_Information shown_.

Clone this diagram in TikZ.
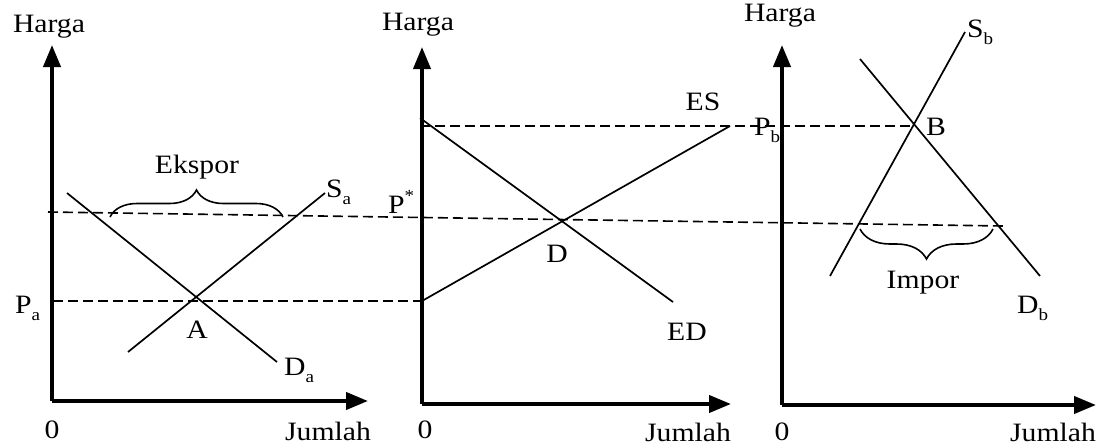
\documentclass[tikz,border=0pt]{standalone}
\usepackage{fontspec}
\setmainfont{Liberation Serif}[FakeStretch=1.12]
\usetikzlibrary{arrows.meta,decorations.pathreplacing}
\newcommand{\lsub}[1]{\raisebox{-0.3em}{\fontsize{17}{17}\selectfont #1}}
\newcommand{\lsup}[1]{\raisebox{0.45em}{\fontsize{17}{17}\selectfont #1}}
\begin{document}
\begin{tikzpicture}[x=1pt,y=-1pt,
  axis/.style={line width=4pt,-{Triangle[length=22pt,width=17pt]}},
  curve/.style={line width=1.7pt},
  guide/.style={line width=1.6pt,dash pattern=on 10pt off 5pt},
  lbl/.style={inner sep=0pt,font=\fontsize{26.5}{26.5}\selectfont},
  brc/.style={line width=1.6pt,decorate}]
\useasboundingbox (0,0) rectangle (1104,445);
% ---------- panel 1 ----------
\coordinate (o1) at (52,401);
\coordinate (y1) at (52,45);
\coordinate (x1) at (368,401);
\draw[axis] (o1) -- (y1);
\draw[axis] (o1) -- (x1);
\coordinate (da1) at (67,193);
\coordinate (da2) at (277,362);
\coordinate (sa1) at (128,352);
\coordinate (sa2) at (325,193);
\draw[curve] (da1) -- (da2);
\draw[curve] (sa1) -- (sa2);
% ---------- panel 2 ----------
\coordinate (o2) at (422,404);
\coordinate (y2) at (422,47);
\coordinate (x2) at (731,404);
\draw[axis] (o2) -- (y2);
\draw[axis] (o2) -- (x2);
\coordinate (ed1) at (420,118);
\coordinate (ed2) at (673,302);
\coordinate (es1) at (422,301);
\coordinate (es2) at (730,126);
\draw[curve] (ed1) -- (ed2);
\draw[curve] (es1) -- (es2);
% ---------- panel 3 ----------
\coordinate (o3) at (782,405);
\coordinate (y3) at (782,45);
\coordinate (x3) at (1096,405);
\draw[axis] (o3) -- (y3);
\draw[axis] (o3) -- (x3);
\coordinate (db1) at (860,59);
\coordinate (db2) at (1040,276);
\coordinate (sb1) at (830,276);
\coordinate (sb2) at (965,32);
\draw[curve] (db1) -- (db2);
\draw[curve] (sb1) -- (sb2);
% ---------- dashed price lines ----------
\coordinate (ps1) at (48,212);
\coordinate (ps2) at (1003,226);
\coordinate (pa1) at (53,301);
\coordinate (pa2) at (420,301);
\coordinate (pb1) at (420,126);
\coordinate (pb2) at (915,126);
\draw[guide] (ps1) -- (ps2);
\draw[guide] (pa1) -- (pa2);
\draw[guide] (pb1) -- (pb2);
% ---------- braces ----------
\coordinate (ek1) at (110,217);
\coordinate (ek2) at (283,217);
\draw[brc,decoration={brace,amplitude=27pt}] (ek1) -- (ek2);
\coordinate (im1) at (860,229);
\coordinate (im2) at (993,229);
\draw[brc,decoration={brace,mirror,amplitude=30pt}] (im1) -- (im2);
% ---------- labels ----------
\node[lbl,anchor=base] (h1) at (49,32) {Harga};
\node[lbl,anchor=base] (h2) at (418,30) {Harga};
\node[lbl,anchor=base] (h3) at (780,21) {Harga};
\node[lbl,anchor=base] (z1) at (52,438) {0};
\node[lbl,anchor=base] (z2) at (425,438) {0};
\node[lbl,anchor=base] (z3) at (782,440) {0};
\node[lbl,anchor=base] (j1) at (328,440) {Jumlah};
\node[lbl,anchor=base] (j2) at (688,441) {Jumlah};
\node[lbl,anchor=base] (j3) at (1053,441) {Jumlah};
\node[lbl,anchor=base west] (lpa) at (15,313) {P\lsub{a}};
\node[lbl,anchor=base west] (lps) at (388,213) {P\lsup{*}};
\node[lbl,anchor=base west] (lpb) at (754,135) {P\lsub{b}};
\node[lbl,anchor=base] (lek) at (197,173) {Ekspor};
\node[lbl,anchor=base] (la) at (197,338) {A};
\node[lbl,anchor=base west] (lsa) at (326,197) {S\lsub{a}};
\node[lbl,anchor=base west] (lda) at (284,375) {D\lsub{a}};
\node[lbl,anchor=base] (les) at (703,110) {ES};
\node[lbl,anchor=base] (ld) at (557,262) {D};
\node[lbl,anchor=base] (led) at (687,340) {ED};
\node[lbl,anchor=base] (lb) at (936,135) {B};
\node[lbl,anchor=base west] (lsb) at (967,37) {S\lsub{b}};
\node[lbl,anchor=base west] (ldb) at (1017,313) {D\lsub{b}};
\node[lbl,anchor=base] (lim) at (923,288) {Impor};
\end{tikzpicture}
\end{document}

_Work to do_.
Give an exact copy of the material, leaving out every picture.

_Output of the exercise_.
Clone this diagram in TikZ.
\documentclass[tikz,border=0pt]{standalone}
\usepackage{fontspec}
\setmainfont{Liberation Serif}[FakeStretch=1.12]
\usetikzlibrary{arrows.meta,decorations.pathreplacing}
\newcommand{\lsub}[1]{\raisebox{-0.3em}{\fontsize{17}{17}\selectfont #1}}
\newcommand{\lsup}[1]{\raisebox{0.45em}{\fontsize{17}{17}\selectfont #1}}
\begin{document}
\begin{tikzpicture}[x=1pt,y=-1pt,
  axis/.style={line width=4pt,-{Triangle[length=22pt,width=17pt]}},
  curve/.style={line width=1.7pt},
  guide/.style={line width=1.6pt,dash pattern=on 10pt off 5pt},
  lbl/.style={inner sep=0pt,font=\fontsize{26.5}{26.5}\selectfont},
  brc/.style={line width=1.6pt,decorate}]
\useasboundingbox (0,0) rectangle (1104,445);
% ---------- panel 1 ----------
\coordinate (o1) at (52,401);
\coordinate (y1) at (52,45);
\coordinate (x1) at (368,401);
\draw[axis] (o1) -- (y1);
\draw[axis] (o1) -- (x1);
\coordinate (da1) at (67,193);
\coordinate (da2) at (277,362);
\coordinate (sa1) at (128,352);
\coordinate (sa2) at (325,193);
\draw[curve] (da1) -- (da2);
\draw[curve] (sa1) -- (sa2);
% ---------- panel 2 ----------
\coordinate (o2) at (422,404);
\coordinate (y2) at (422,47);
\coordinate (x2) at (731,404);
\draw[axis] (o2) -- (y2);
\draw[axis] (o2) -- (x2);
\coordinate (ed1) at (420,118);
\coordinate (ed2) at (673,302);
\coordinate (es1) at (422,301);
\coordinate (es2) at (730,126);
\draw[curve] (ed1) -- (ed2);
\draw[curve] (es1) -- (es2);
% ---------- panel 3 ----------
\coordinate (o3) at (782,405);
\coordinate (y3) at (782,45);
\coordinate (x3) at (1096,405);
\draw[axis] (o3) -- (y3);
\draw[axis] (o3) -- (x3);
\coordinate (db1) at (860,59);
\coordinate (db2) at (1040,276);
\coordinate (sb1) at (830,276);
\coordinate (sb2) at (965,32);
\draw[curve] (db1) -- (db2);
\draw[curve] (sb1) -- (sb2);
% ---------- dashed price lines ----------
\coordinate (ps1) at (48,212);
\coordinate (ps2) at (1003,226);
\coordinate (pa1) at (53,301);
\coordinate (pa2) at (420,301);
\coordinate (pb1) at (420,126);
\coordinate (pb2) at (915,126);
\draw[guide] (ps1) -- (ps2);
\draw[guide] (pa1) -- (pa2);
\draw[guide] (pb1) -- (pb2);
% ---------- braces ----------
\coordinate (ek1) at (110,217);
\coordinate (ek2) at (283,217);
\draw[brc,decoration={brace,amplitude=27pt}] (ek1) -- (ek2);
\coordinate (im1) at (860,229);
\coordinate (im2) at (993,229);
\draw[brc,decoration={brace,mirror,amplitude=30pt}] (im1) -- (im2);
% ---------- labels ----------
\node[lbl,anchor=base] (h1) at (49,32) {Harga};
\node[lbl,anchor=base] (h2) at (418,30) {Harga};
\node[lbl,anchor=base] (h3) at (780,21) {Harga};
\node[lbl,anchor=base] (z1) at (52,438) {0};
\node[lbl,anchor=base] (z2) at (425,438) {0};
\node[lbl,anchor=base] (z3) at (782,440) {0};
\node[lbl,anchor=base] (j1) at (328,440) {Jumlah};
\node[lbl,anchor=base] (j2) at (688,441) {Jumlah};
\node[lbl,anchor=base] (j3) at (1053,441) {Jumlah};
\node[lbl,anchor=base west] (lpa) at (15,313) {P\lsub{a}};
\node[lbl,anchor=base west] (lps) at (388,213) {P\lsup{*}};
\node[lbl,anchor=base west] (lpb) at (754,135) {P\lsub{b}};
\node[lbl,anchor=base] (lek) at (197,173) {Ekspor};
\node[lbl,anchor=base] (la) at (197,338) {A};
\node[lbl,anchor=base west] (lsa) at (326,197) {S\lsub{a}};
\node[lbl,anchor=base west] (lda) at (284,375) {D\lsub{a}};
\node[lbl,anchor=base] (les) at (703,110) {ES};
\node[lbl,anchor=base] (ld) at (557,262) {D};
\node[lbl,anchor=base] (led) at (687,340) {ED};
\node[lbl,anchor=base] (lb) at (936,135) {B};
\node[lbl,anchor=base west] (lsb) at (967,37) {S\lsub{b}};
\node[lbl,anchor=base west] (ldb) at (1017,313) {D\lsub{b}};
\node[lbl,anchor=base] (lim) at (923,288) {Impor};
\end{tikzpicture}
\end{document}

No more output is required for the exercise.